Sticky treatment for staph infections

From Toronto, at a meeting of the American Society for Microbiology

Honey made by bees pollinating a New Zealand bush can gum up bacteria, offering a potential new therapy for difficult-to-treat infections.

A scourge of hospitals, the pathogen called methicillin-resistant Staphylococcus aureus defies most antibiotics. But a handful of case reports notes that slathering manuka-bush honey on wound dressings seems to reverse staph infection.

The edible honey failed to sell in New Zealand because of its bitter taste, but for hospitals, it may be just what the doctor ordered.

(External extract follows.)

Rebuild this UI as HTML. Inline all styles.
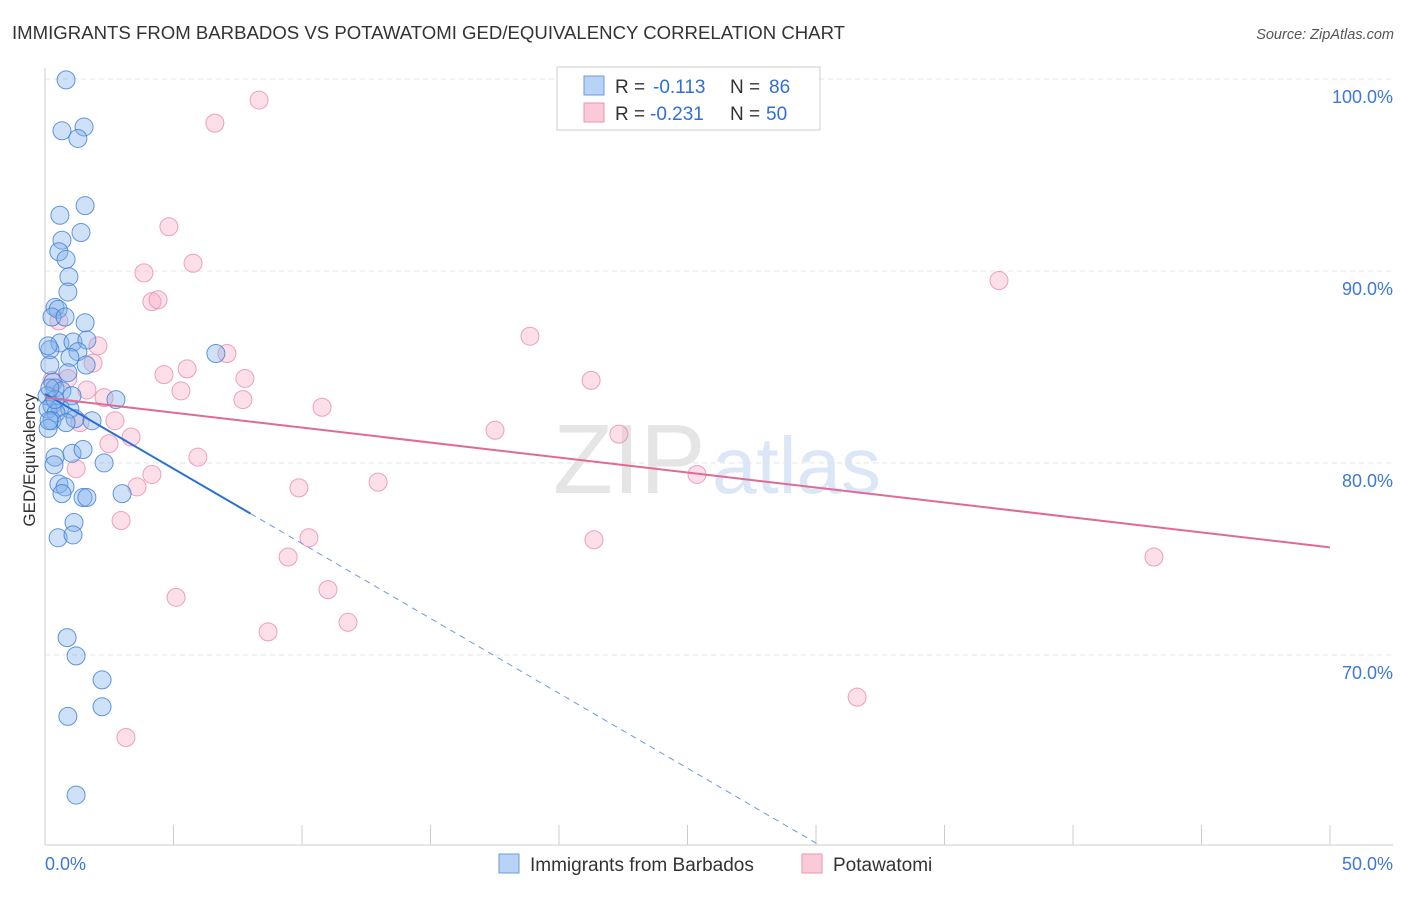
<!DOCTYPE html>
<html><head><meta charset="utf-8"><style>
body{margin:0;background:#fff;font-family:"Liberation Sans",sans-serif;}
svg text{font-family:"Liberation Sans",sans-serif;}
</style></head><body>
<svg id="chart" width="1406" height="892" xmlns="http://www.w3.org/2000/svg">
<text x="12" y="39" font-size="18.6" fill="#333">IMMIGRANTS FROM BARBADOS VS POTAWATOMI GED/EQUIVALENCY CORRELATION CHART</text>
<text x="1394" y="39" font-size="14.5" fill="#555" font-style="italic" text-anchor="end">Source: ZipAtlas.com</text>
<g opacity="0.5">
<text x="553" y="493" font-size="98" fill="#ccc" font-family="Liberation Serif">ZIP</text>
<text x="712" y="493" font-size="80" fill="#b8cff0">atlas</text>
</g>
<g id="grid"></g>
<g id="axes"></g>
<g id="marks"></g>
<g id="trends"></g>
<g>
<rect x="557" y="67" width="263" height="63" fill="#fff" stroke="#ccc"/>
<rect x="584" y="76" width="20" height="19" fill="#b8d3f5" stroke="#6a9be0"/>
<rect x="584" y="103" width="20" height="19" fill="#fbcad8" stroke="#ea96b0"/>
<text x="615" y="93" font-size="19" fill="#333">R = <tspan x="653" fill="#2f6fd6">-0.113</tspan><tspan x="730">N = </tspan><tspan x="769" fill="#2f6fd6">86</tspan></text>
<text x="615" y="120" font-size="19" fill="#333">R = <tspan x="650" fill="#2f6fd6">-0.231</tspan><tspan x="730">N = </tspan><tspan x="766" fill="#2f6fd6">50</tspan></text>
</g>
<g>
<rect x="499" y="854" width="20" height="19" fill="#b8d3f5" stroke="#6a9be0"/>
<text x="530" y="871" font-size="19" fill="#333">Immigrants from Barbados</text>
<rect x="802" y="854" width="20" height="19" fill="#fbcad8" stroke="#ea96b0"/>
<text x="833" y="871" font-size="19" fill="#333">Potawatomi</text>
</g>
<text x="35" y="460" font-size="17" fill="#333" transform="rotate(-90 35 460)" text-anchor="middle">GED/Equivalency</text>
</svg>
<script>
const blueX=[0.82,0.66,1.52,1.28,1.56,0.58,1.40,0.66,0.54,0.82,0.93,0.89,0.39,0.51,0.27,0.78,1.56,0.58,1.09,1.63,0.19,1.28,0.97,1.60,0.19,0.89,0.31,0.39,0.66,0.08,1.05,2.76,0.27,0.58,0.97,0.12,0.43,1.17,0.27,1.83,0.82,0.12,1.05,1.48,0.39,0.35,2.30,0.54,0.78,0.66,1.48,1.63,3.0,1.13,0.51,1.09,6.65,0.86,1.21,2.22,2.22,0.89,1.21,0.16,0.39,0.19,0.12];
const blueY=[99.95,97.3,97.5,96.9,93.4,92.9,92.0,91.6,91.0,90.6,89.7,88.9,88.1,88.0,87.6,87.6,87.3,86.25,86.3,86.4,85.9,85.8,85.5,85.1,85.1,84.7,84.2,83.9,83.75,83.5,83.5,83.3,83.0,82.9,82.8,82.8,82.6,82.3,82.2,82.2,82.1,81.8,80.5,80.7,80.3,79.9,80.0,78.9,78.75,78.4,78.2,78.2,78.4,76.9,76.1,76.25,85.7,70.9,69.95,68.7,67.3,66.8,62.7,82.2,83.3,83.9,86.1];
const pinkX=[8.33,6.61,4.82,5.76,3.85,4.16,4.40,0.54,2.06,7.08,1.87,18.87,5.53,4.63,0.27,0.89,7.78,21.25,5.29,1.63,2.30,7.70,10.78,2.72,1.36,3.35,2.49,17.51,22.33,5.95,1.21,4.16,3.58,9.88,12.96,25.37,2.96,10.27,21.36,9.46,43.15,5.10,11.01,11.79,8.68,31.6,3.15,37.12];
const pinkY=[98.9,97.7,92.3,90.4,89.9,88.4,88.5,87.4,86.1,85.7,85.2,86.6,84.9,84.6,84.3,84.4,84.4,84.3,83.75,83.8,83.4,83.3,82.9,82.2,82.1,81.35,81.0,81.7,81.5,80.3,79.7,79.4,78.75,78.7,79.0,79.4,77.0,76.1,76.0,75.1,75.1,73.0,73.4,71.7,71.2,67.8,65.7,89.5];
const yTicks=[100,90,80,70];
const yTickLabels=["100.0%","90.0%","80.0%","70.0%"];
const xTicks=[0,5,10,15,20,25,30,35,40,45,50];
const blueTrend=[83.6,-0.78]; // intercept, slope
const pinkTrend=[83.4,-0.156];
const NS="http://www.w3.org/2000/svg";
const X0=45,X1=1330,YT=68,YB=845,DMIN=60.1,DMAX=100.57;
const xs=v=>X0+(v/50)*(X1-X0);
const ys=v=>YB-(v-DMIN)/(DMAX-DMIN)*(YB-YT);
function mk(tag,attrs,parent){const e=document.createElementNS(NS,tag);for(const k in attrs)e.setAttribute(k,attrs[k]);parent.appendChild(e);return e;}
const grid=document.getElementById('grid'),axes=document.getElementById('axes'),marks=document.getElementById('marks'),trends=document.getElementById('trends');
yTicks.forEach((t,i)=>{
 const l=mk('line',{x1:X0,x2:1393,y1:ys(t),y2:ys(t),stroke:'#e4e4e4','stroke-dasharray':'5,4'},grid);
 
 
 const tx=mk('text',{x:1393,y:ys(t)+24,'font-size':18,fill:'#3d78d6','text-anchor':'end'},axes);
 tx.textContent=yTickLabels[i];
 
 
});
const ax=mk('line',{x1:X0,x2:1393,y1:YB,y2:YB,stroke:'#ccc'},axes);


const ay=mk('line',{x1:X0,x2:X0,y1:YT,y2:YB,stroke:'#ccc'},axes);


xTicks.forEach(t=>{
 const l=mk('line',{x1:xs(t),x2:xs(t),y1:825,y2:YB,stroke:'#ccc'},axes);
 
 
});
const xl0=mk('text',{x:45,y:870,'font-size':18,fill:'#3d78d6'},axes);xl0.textContent='0.0%';


const xl1=mk('text',{x:1393,y:870,'font-size':18,fill:'#3d78d6','text-anchor':'end'},axes);xl1.textContent='50.0%';


pinkX.forEach((v,i)=>{
 const c=mk('circle',{cx:xs(v),cy:ys(pinkY[i]),r:9,fill:'rgba(246,170,195,0.38)',stroke:'rgba(232,140,170,0.8)','stroke-width':1},marks);
 
 
});
blueX.forEach((v,i)=>{
 const c=mk('circle',{cx:xs(v),cy:ys(blueY[i]),r:9,fill:'rgba(130,175,235,0.38)',stroke:'rgba(60,125,215,0.8)','stroke-width':1},marks);
 
 
});
const bf=x=>blueTrend[0]+blueTrend[1]*x, pf=x=>pinkTrend[0]+pinkTrend[1]*x;
const bs=mk('line',{x1:xs(0),y1:ys(bf(0)),x2:xs(8),y2:ys(bf(8)),stroke:'#2a6fd6','stroke-width':2},trends);


const xEnd=(DMIN-blueTrend[0])/blueTrend[1];
const bd=mk('line',{x1:xs(8),y1:ys(bf(8)),x2:xs(xEnd),y2:ys(bf(xEnd)),stroke:'#6a9be0','stroke-width':1,'stroke-dasharray':'6,5'},trends);


const pl=mk('line',{x1:xs(0),y1:ys(pf(0)),x2:xs(50),y2:ys(pf(50)),stroke:'#e06a96','stroke-width':2},trends);


</script>
</body></html>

Rose Cooper of the University of Wales Institute at Cardiff turned an electron microscope on S. aureus growing in petri dishes and saw that many of the bacteria got stuck after encountering manuka honey. The cells began to divide but then stopped. “It looks like they can’t complete the cell cycle,” she says.

Cooper also studied the bug’s reaction to syrup that contained only the honey’s sugars. This fake honey didn’t prevent S. aureus cells from dividing normally. “Something in the honey besides the sugars” stops the cells, says Cooper. Her team is now trying to identify this component.

Ancient Egyptian physicians famously treated wounds with honey, but modern doctors “are a bit reticent” about doing the same, says Cooper. However, sterile manuka honey has been available by prescription in the United Kingdom since 2004, and a hospital in Liverpool will soon launch a trial of the sticky stuff.

If the study goes well, manuka honey “could have a key role to play in controlling hospital-borne infections,” says Cooper.